Assume that a convolutional layer consists of a single 3x3 kernel and the depth of input is 5. In this case, the kernel is in fact a 3x3x5 filter where the dot product of inputs and the filter is added to bias to generate a single output. How can I modify this in PyTorch to implement something like:

find the dot product of each filter for different input channels separately.

connect the output of each channel to another neuron with trainable weights and a bias.

In other words, instead of summing the output of different input channels, I would like to find a weighted sum of these dot products.

Using groups was one of the solutions I thought of, but I think the outputs are concatenated automatically, so I will not have access to outputs in order to feed them to learnable weights in the next layer.

Is it possible to implement this structure using basic operations in PyTorch?
If yes, how could the answer be generalized to k nxnxd kernels?

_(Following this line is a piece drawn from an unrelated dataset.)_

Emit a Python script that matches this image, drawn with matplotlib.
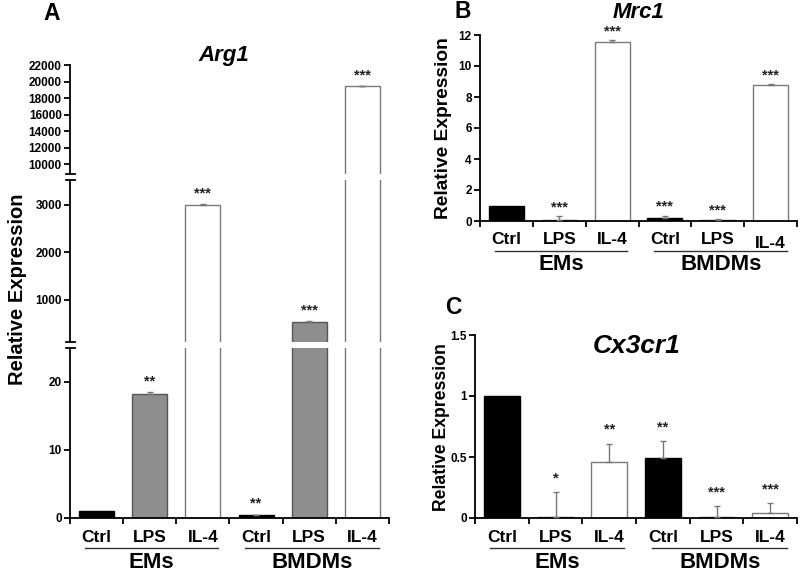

As far as I understand, you would like to use a channel-wise convolution with a “per-channel” weighting?
Using groups=5, each input channel will have its own conv kernel.
The dot products of each kernel will then be summed to create a scalar input.
Now, instead of summing the dot products, you would like to multiply each one with a scalar (and add a bias), right?
Well, I’m not sure, if you will get any benefit from this, since it’s a linear operation.
Assuming each kernel performs the following operation:

out(N, C) = bias(C) + \sum[ weight(C, k) x input(N, k) ]

Now you could add your weighting like this (let’s name the scalar a and the bias b):

out(N, C) = bias(C) + \sum[ weight(C_out, k) x input(N, k) * a + b]
out(N, C) = bias(C) + \sum[ a*weight(C_out, k) x a*input(N, k) + b]

In my opinion, both the scalar a as well as the bias term b can be learned by the conv bias and the conv weights.
Assuming the model would start with kernel weights of ones and the perfect weighting for the kernel weigths would be [1, 1, 1, 1, 5]. Using your approach, the model could learn these weights, but on the other side, the model can just learn to scale up the kernel weights and compensate the bias.
It’s similar to stacking some linear layers on top of each other without a non-linearity. f = w1 * w2 * x can be written as f = w3 * x.

Could you explain a bit more about your use case?
Maybe I’m missing something.

I agree with what you have explained. However, what I had in mind was to apply a non-linearity after the first layer. Therefore, we cannot combine the two steps because the transformations are not linear anymore.